In 1990, Anthony LaPine, founder of a California disk drive company called LaPine Technology Corporation (“LTC”), filed an arbitration proceeding against Kyocera, a Japanese corporation, and Prudential accusing them of destroying the value of LTC. The arbitration was stayed pending the resolution of a related arbitration. Shortly after the arbitration resumed in 2007, the arbitration panel dismissed all of LaPine’s claims, concluding that his fraud claims were barred by the statute of limitations, he lacked standing to raise the contract and corporate mismanagement claims, and, as an additional basis for dismissal, that his claims were barred by the doctrines of waiver and estoppel. LaPine brought this action against Kyocera asking the court to vacate the arbitration award.
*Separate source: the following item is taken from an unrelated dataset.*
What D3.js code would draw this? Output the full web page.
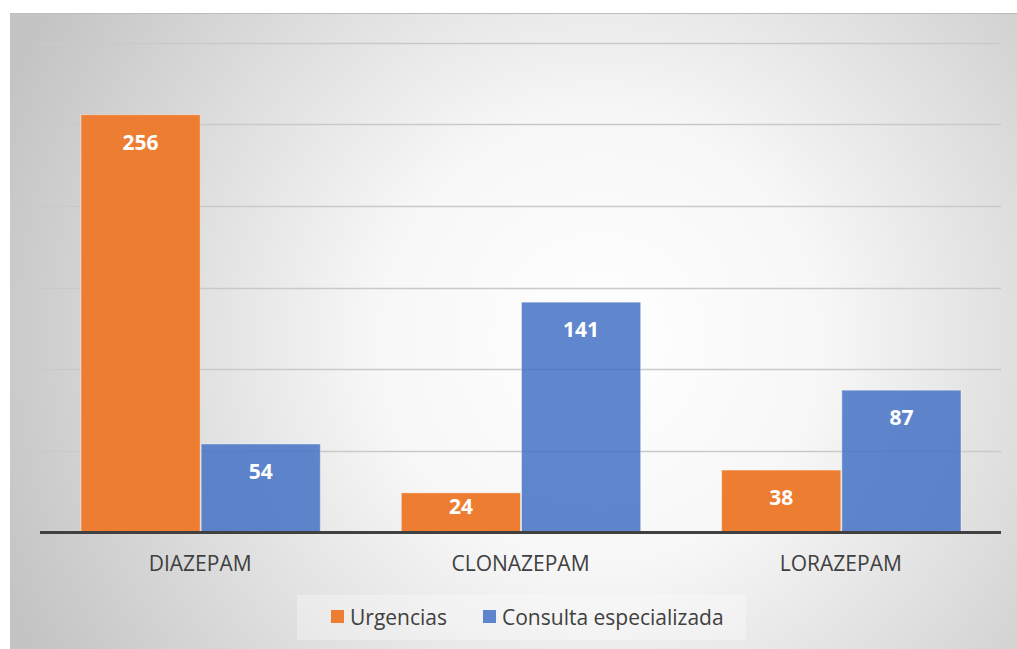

The Court denied LaPine’s request and confirmed the arbitration award. Having concluded that the arbitration agreement and arbitral award fell under the New York Convention, the Court addressed the heart of the parties’ dispute, namely whether the grounds for review enumerated in Article V of the Convention were exclusive, or whether the award could also be reviewed under the standards set forth in the FAA. The court concluded (in the absence of guidance from the Ninth Circuit) that the appropriate standard of review was under both Article V of the Convention and the FAA. The court analyzed LaPine’s arguments under both sets of rules, but found no grounds to overturn the panel’s award. LaPine v. Kyocera Corp., No. C 07-06132 (USDC N.D. Cal. May 23, 2008).